**REQUIRED WORK**
Output the full listing below exactly as it reads, and skip anything that is a picture.

**GIVEN DATA**
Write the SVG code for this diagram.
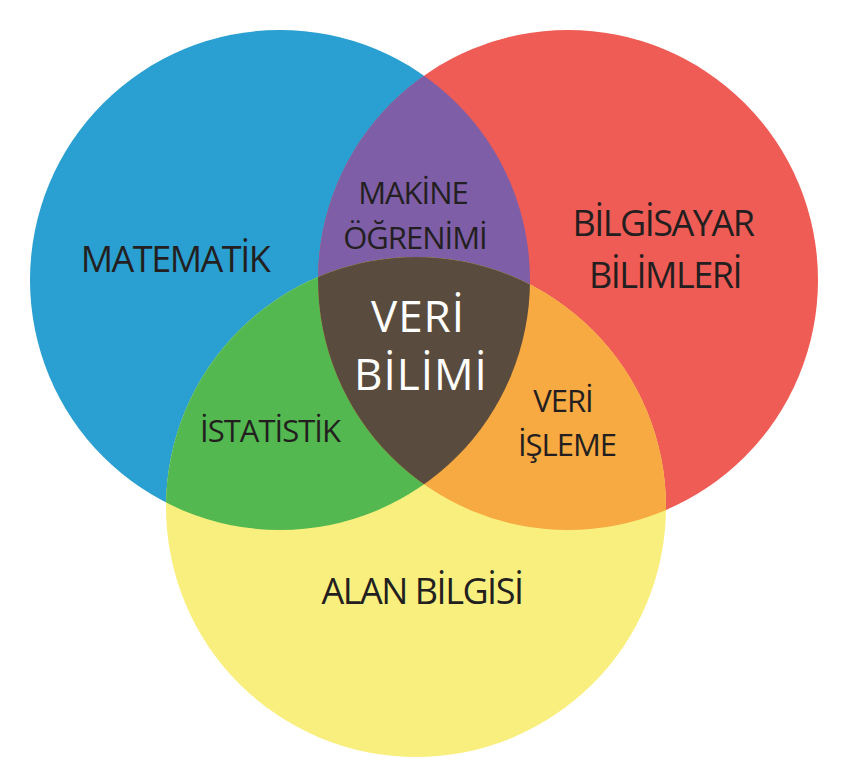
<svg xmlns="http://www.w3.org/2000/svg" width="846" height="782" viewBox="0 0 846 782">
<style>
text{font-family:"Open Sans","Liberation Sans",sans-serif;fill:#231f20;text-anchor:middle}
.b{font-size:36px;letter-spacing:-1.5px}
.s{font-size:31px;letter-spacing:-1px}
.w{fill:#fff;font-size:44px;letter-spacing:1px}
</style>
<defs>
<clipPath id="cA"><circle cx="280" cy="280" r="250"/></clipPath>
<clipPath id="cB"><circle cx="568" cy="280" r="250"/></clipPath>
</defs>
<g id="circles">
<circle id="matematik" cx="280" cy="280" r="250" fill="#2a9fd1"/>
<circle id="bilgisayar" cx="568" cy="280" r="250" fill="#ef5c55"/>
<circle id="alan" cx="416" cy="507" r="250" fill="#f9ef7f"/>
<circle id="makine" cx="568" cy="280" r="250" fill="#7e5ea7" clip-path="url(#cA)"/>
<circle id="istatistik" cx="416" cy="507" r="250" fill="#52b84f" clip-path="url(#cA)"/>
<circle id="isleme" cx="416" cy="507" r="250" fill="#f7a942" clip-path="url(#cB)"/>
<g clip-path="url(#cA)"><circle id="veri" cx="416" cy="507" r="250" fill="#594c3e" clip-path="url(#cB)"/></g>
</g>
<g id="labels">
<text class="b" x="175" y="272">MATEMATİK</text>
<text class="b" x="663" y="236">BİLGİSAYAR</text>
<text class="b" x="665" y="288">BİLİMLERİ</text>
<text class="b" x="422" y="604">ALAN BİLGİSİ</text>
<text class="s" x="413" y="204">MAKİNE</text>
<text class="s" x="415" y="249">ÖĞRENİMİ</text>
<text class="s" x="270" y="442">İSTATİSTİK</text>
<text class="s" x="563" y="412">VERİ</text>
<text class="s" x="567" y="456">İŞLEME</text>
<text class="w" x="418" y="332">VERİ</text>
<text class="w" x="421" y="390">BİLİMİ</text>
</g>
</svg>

**REPLY TO THE EXERCISE**
Write the SVG code for this diagram.
<svg xmlns="http://www.w3.org/2000/svg" width="846" height="782" viewBox="0 0 846 782">
<style>
text{font-family:"Open Sans","Liberation Sans",sans-serif;fill:#231f20;text-anchor:middle}
.b{font-size:36px;letter-spacing:-1.5px}
.s{font-size:31px;letter-spacing:-1px}
.w{fill:#fff;font-size:44px;letter-spacing:1px}
</style>
<defs>
<clipPath id="cA"><circle cx="280" cy="280" r="250"/></clipPath>
<clipPath id="cB"><circle cx="568" cy="280" r="250"/></clipPath>
</defs>
<g id="circles">
<circle id="matematik" cx="280" cy="280" r="250" fill="#2a9fd1"/>
<circle id="bilgisayar" cx="568" cy="280" r="250" fill="#ef5c55"/>
<circle id="alan" cx="416" cy="507" r="250" fill="#f9ef7f"/>
<circle id="makine" cx="568" cy="280" r="250" fill="#7e5ea7" clip-path="url(#cA)"/>
<circle id="istatistik" cx="416" cy="507" r="250" fill="#52b84f" clip-path="url(#cA)"/>
<circle id="isleme" cx="416" cy="507" r="250" fill="#f7a942" clip-path="url(#cB)"/>
<g clip-path="url(#cA)"><circle id="veri" cx="416" cy="507" r="250" fill="#594c3e" clip-path="url(#cB)"/></g>
</g>
<g id="labels">
<text class="b" x="175" y="272">MATEMATİK</text>
<text class="b" x="663" y="236">BİLGİSAYAR</text>
<text class="b" x="665" y="288">BİLİMLERİ</text>
<text class="b" x="422" y="604">ALAN BİLGİSİ</text>
<text class="s" x="413" y="204">MAKİNE</text>
<text class="s" x="415" y="249">ÖĞRENİMİ</text>
<text class="s" x="270" y="442">İSTATİSTİK</text>
<text class="s" x="563" y="412">VERİ</text>
<text class="s" x="567" y="456">İŞLEME</text>
<text class="w" x="418" y="332">VERİ</text>
<text class="w" x="421" y="390">BİLİMİ</text>
</g>
</svg>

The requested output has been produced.